Common Mistakes Traders Make in the Square-Off Process
Even seasoned traders sometimes make errors in closing positions. Here are some common mistakes:
1. Forgetting to Square Off Before Expiry
This can result in unwanted physical delivery or additional charges.
2. Misjudging Market Momentum
Exiting too early or too late can affect profits. Proper technical and fundamental analysis is key.
3. Relying Entirely on Auto Square-Off
Relying only on broker auto square-off can lead to unfavorable exit prices due to volatility.
4. Not Monitoring Margin Levels
Trade may get force-closed at a loss due to low margin, even when the market position was likely to reverse.
5. Confusing Contract Months
Squaring off in the wrong contract month does not close the original position.
Best Practices for Effective Square-Off
To improve trading outcomes, consider the following best practices:
1. Use Stop-Loss Orders
A stop-loss helps automatically exit a losing trade, reducing risk.
2. Set Profit Targets
Have a clear exit plan before entering a trade.
3. Monitor Global Commodity News
Global events significantly influence prices of crude oil, metals, and agricultural commodities.
4. Use Technical Indicators
Tools like RSI, MACD, and moving averages can guide precise exit points.
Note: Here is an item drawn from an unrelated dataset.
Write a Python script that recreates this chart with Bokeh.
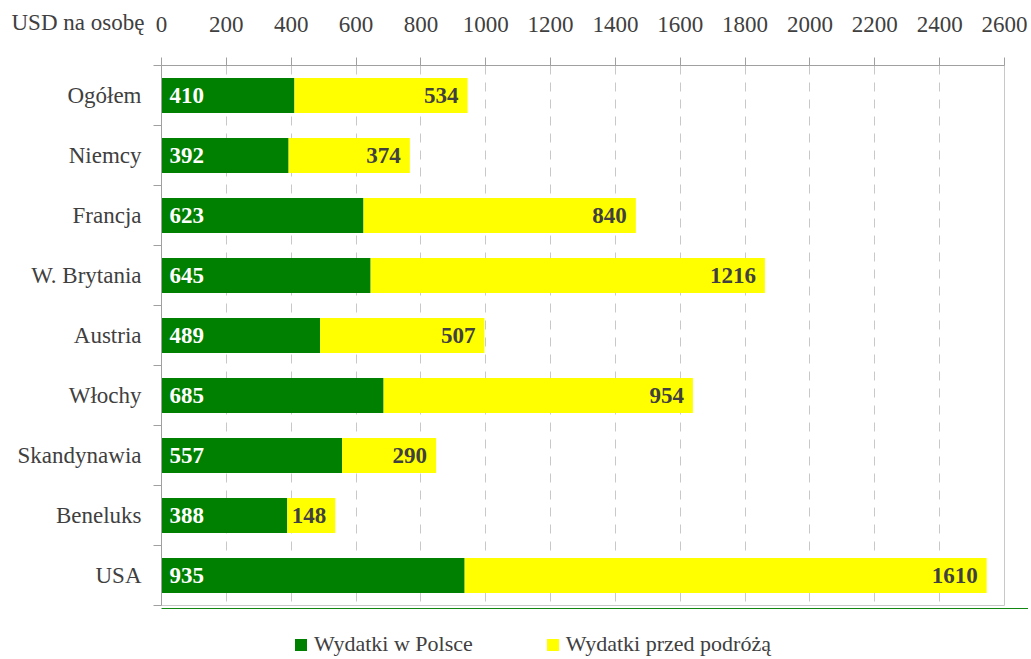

5. Track Broker Notifications
Brokers often send alerts before auto square-off or contract expiry.
Conclusion
The square-off process in the commodity market is a key part of trading that every trader needs to know about. It helps control risks, lock in profits, prevent having to take physical delivery of the commodity, and keeps your margin levels in check. Whether you trade for the day or hold positions for longer, understanding when and how to square off can greatly affect your trading results.